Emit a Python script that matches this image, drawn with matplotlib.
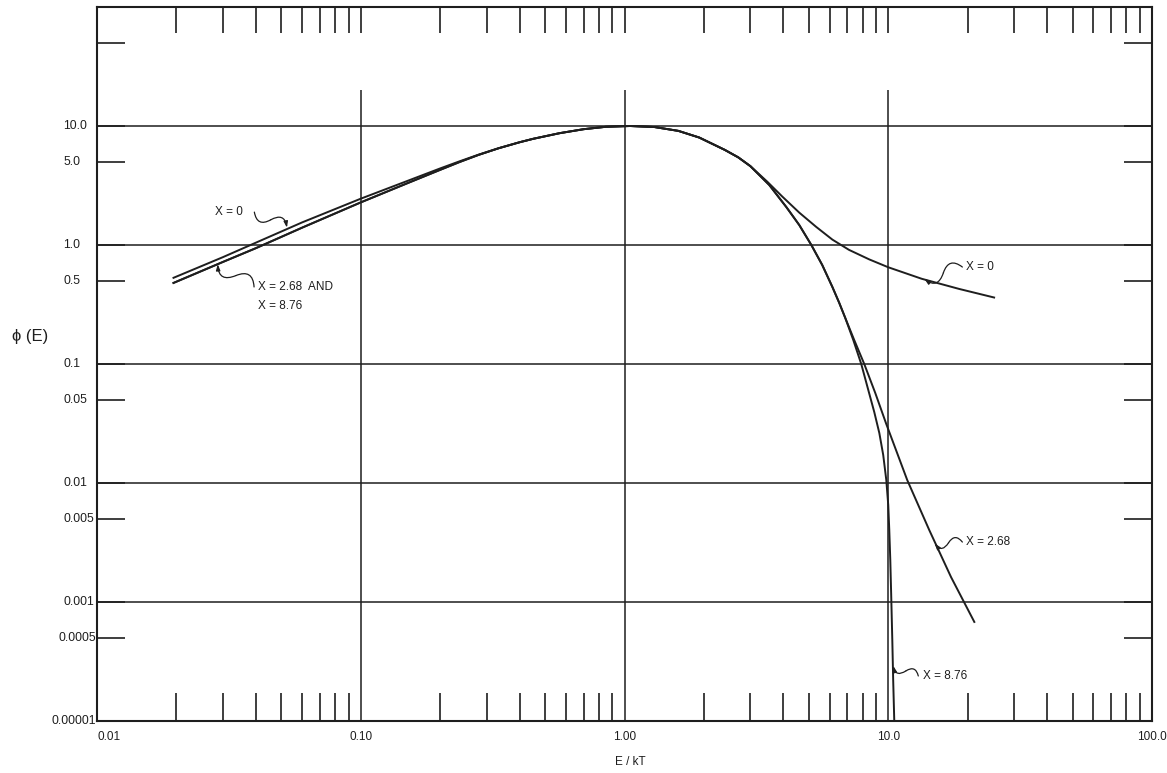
import matplotlib
matplotlib.use("Agg")
import matplotlib.pyplot as plt
from matplotlib.ticker import NullLocator, FixedLocator

plt.rcParams['font.family'] = ['Liberation Sans', 'DejaVu Sans']

# values (E/kT, phi(E))
e_x0 = [0.0195, 0.03, 0.039, 0.06, 0.1, 0.15, 0.2, 0.237, 0.28, 0.333, 0.4, 0.45,
        0.567, 0.7, 0.85, 1.05, 1.3, 1.6, 1.92, 2.4, 2.7, 3.0, 3.48, 3.96, 4.6,
        5.33, 6.14, 7.1, 8.47, 10.0, 13.4, 18.6, 25.2]
phi_x0 = [0.53, 0.79, 1.02, 1.55, 2.45, 3.45, 4.4, 5.05, 5.75, 6.5, 7.3, 7.8,
          8.7, 9.4, 9.85, 10.0, 9.8, 9.1, 8.0, 6.3, 5.45, 4.6, 3.4, 2.56, 1.87,
          1.42, 1.11, 0.91, 0.757, 0.65, 0.52, 0.427, 0.362]

e_x268 = [0.0195, 0.03, 0.04, 0.06, 0.1, 0.15, 0.2, 0.237, 0.28, 0.333, 0.4, 0.45,
          0.567, 0.7, 0.85, 1.05, 1.3, 1.6, 1.92, 2.4, 2.7, 3.0, 3.54, 4.11, 4.6,
          5.11, 5.62, 6.14, 6.52, 6.87, 7.43, 8.11, 8.93, 9.83, 11.8, 14.3, 17.3, 21.2]
phi_x268 = [0.48, 0.72, 0.94, 1.40, 2.28, 3.3, 4.28, 4.98, 5.72, 6.5, 7.3, 7.8,
            8.7, 9.4, 9.85, 10.0, 9.8, 9.1, 8.0, 6.3, 5.45, 4.6, 3.19, 2.08, 1.47,
            1.0, 0.679, 0.444, 0.326, 0.244, 0.159, 0.100, 0.057, 0.0313, 0.0106,
            0.00403, 0.00162, 0.00068]

e_x876 = [0.0195, 0.03, 0.04, 0.06, 0.1, 0.15, 0.2, 0.237, 0.28, 0.333, 0.4, 0.45,
          0.567, 0.7, 0.85, 1.05, 1.3, 1.6, 1.92, 2.4, 2.7, 3.0, 3.54, 4.11, 4.6,
          5.11, 5.62, 6.14, 6.52, 6.87, 7.37, 7.90, 8.40, 8.85, 9.25, 9.57, 9.83,
          10.0, 10.09, 10.18, 10.26, 10.36, 10.44, 10.54]
phi_x876 = [0.48, 0.72, 0.94, 1.40, 2.28, 3.3, 4.28, 4.98, 5.72, 6.5, 7.3, 7.8,
            8.7, 9.4, 9.85, 10.0, 9.8, 9.1, 8.0, 6.3, 5.45, 4.6, 3.19, 2.08, 1.47,
            1.0, 0.679, 0.444, 0.326, 0.244, 0.159, 0.100, 0.0605, 0.0395, 0.0263,
            0.0172, 0.0106, 0.00653, 0.00403, 0.00225, 0.00115, 0.00048, 0.000221,
            0.0001]

x_major = [0.01, 0.1, 1, 10, 100]
x_labels = ['0.01', '0.10', '1.00', '10.0', '100.0']
y_ticks = [50, 10, 5, 1, 0.5, 0.1, 0.05, 0.01, 0.005, 0.001, 0.0005, 0.0001]
y_labels = ['', '10.0', '5.0', '1.0', '0.5', '0.1', '0.05', '0.01', '0.005', '0.001',
            '0.0005', '0.00001']
y_grid = [10, 1, 0.1, 0.01, 0.001]
x_grid = [0.1, 1, 10]

ink = '#1e1e1e'

fig = plt.figure(figsize=(11.67, 7.73), dpi=100)
ax = fig.add_axes([97 / 1167, 1 - 721 / 773, 1055 / 1167, 714 / 773])
ax.set_xscale('log')
ax.set_yscale('log')
ax.set_xlim(0.01, 100)
ax.set_ylim(0.0001, 100)

for s in ax.spines.values():
    s.set_linewidth(1.5)
    s.set_color(ink)

# grid lines as drawn on the sheet
for v in y_grid:
    ax.axhline(v, color=ink, lw=1.1)
ax.vlines(x_grid, 0.0001, 20, color=ink, lw=1.1)

# x ticks
minor_x = [m * 10.0 ** k for k in (-2, -1, 0, 1) for m in range(2, 10)]
ax.xaxis.set_major_locator(FixedLocator(x_major))
ax.set_xticklabels(x_labels)
ax.xaxis.set_minor_locator(FixedLocator(minor_x))
ax.tick_params(axis='x', which='major', length=0, pad=7, labelsize=8.5, colors=ink)
ax.tick_params(axis='x', which='minor', direction='in', length=20, width=1.2,
               bottom=True, top=False, color=ink)
ax.get_xticklabels()[0].set_ha('left')
top_x = minor_x + [0.1, 1, 10]
ax.vlines(top_x, 1 - 26 / 714, 1, transform=ax.get_xaxis_transform(), color=ink, lw=1.2)

# y ticks
ax.yaxis.set_minor_locator(NullLocator())
ax.set_yticks(y_ticks)
ax.set_yticklabels([''] * len(y_ticks))
ax.tick_params(axis='y', which='major', direction='in', length=20, width=1.2,
               left=True, right=True, color=ink)
for v, lab in zip(y_ticks, y_labels):
    if not lab:
        continue
    if len(lab) >= 6:
        ax.text(-0.001, v, lab, transform=ax.get_yaxis_transform(), ha='right',
                va='center', fontsize=8.8, color=ink)
    else:
        ax.text(-34 / 1055, v, lab, transform=ax.get_yaxis_transform(), ha='left',
                va='center', fontsize=8.8, color=ink)

# curves
ax.plot(e_x0, phi_x0, color=ink, lw=1.4)
ax.plot(e_x268, phi_x268, color=ink, lw=1.4)
ax.plot(e_x876, phi_x876, color=ink, lw=1.4)


def leader(start, tip, bend=0.7):
    # little S-shaped pointer from the label to the curve
    mid = ((start[0] * tip[0]) ** 0.5, (start[1] * tip[1]) ** 0.5)
    ax.annotate('', xy=mid, xytext=start,
                arrowprops=dict(arrowstyle='-', lw=0.9, color=ink, shrinkA=0, shrinkB=0,
                                connectionstyle='arc3,rad=%s' % bend))
    ax.annotate('', xy=tip, xytext=mid,
                arrowprops=dict(arrowstyle='-|>,head_length=0.35,head_width=0.12', lw=0.9,
                                color=ink, shrinkA=0, shrinkB=0,
                                connectionstyle='arc3,rad=%s' % (-bend)))


lab_kw = dict(fontsize=8.5, color=ink, va='center', ha='left')
ax.text(0.028, 1.89, 'X = 0', **lab_kw)
leader((0.0395, 1.89), (0.0525, 1.40))

ax.text(0.0408, 0.444, 'X = 2.68  AND', **lab_kw)
ax.text(0.0408, 0.307, 'X = 8.76', **lab_kw)
leader((0.0394, 0.444), (0.0287, 0.69))

ax.text(19.7, 0.653, 'X = 0', **lab_kw)
leader((19.1, 0.653), (13.7, 0.52))

ax.text(19.7, 0.00319, 'X = 2.68', **lab_kw)
leader((19.1, 0.00319), (15.0, 0.0031))

ax.text(13.5, 0.000239, 'X = 8.76', **lab_kw)
leader((13.0, 0.000239), (10.45, 0.00029))

fig.text(12 / 1167, 1 - 337 / 773, '\u03d5 (E)', ha='left', va='center', fontsize=12,
         color=ink)
fig.text(630 / 1167, 1 - 762 / 773, 'E / kT', ha='center', va='center', fontsize=8.5,
         color=ink)

fig.savefig('out.png', dpi=100, facecolor='white')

◆ ◆ ◆ ◆ ◆ ◆ ◆

**Written exercise**: Pictures stay out. Print the data exactly, from its first line through the line containing "1.42, 1.11, 0.91, 0.757, 0.65, 0.52, 0.427, 0.362]".

**Task output**:
Emit a Python script that matches this image, drawn with matplotlib.
import matplotlib
matplotlib.use("Agg")
import matplotlib.pyplot as plt
from matplotlib.ticker import NullLocator, FixedLocator

plt.rcParams['font.family'] = ['Liberation Sans', 'DejaVu Sans']

# values (E/kT, phi(E))
e_x0 = [0.0195, 0.03, 0.039, 0.06, 0.1, 0.15, 0.2, 0.237, 0.28, 0.333, 0.4, 0.45,
        0.567, 0.7, 0.85, 1.05, 1.3, 1.6, 1.92, 2.4, 2.7, 3.0, 3.48, 3.96, 4.6,
        5.33, 6.14, 7.1, 8.47, 10.0, 13.4, 18.6, 25.2]
phi_x0 = [0.53, 0.79, 1.02, 1.55, 2.45, 3.45, 4.4, 5.05, 5.75, 6.5, 7.3, 7.8,
          8.7, 9.4, 9.85, 10.0, 9.8, 9.1, 8.0, 6.3, 5.45, 4.6, 3.4, 2.56, 1.87,
          1.42, 1.11, 0.91, 0.757, 0.65, 0.52, 0.427, 0.362]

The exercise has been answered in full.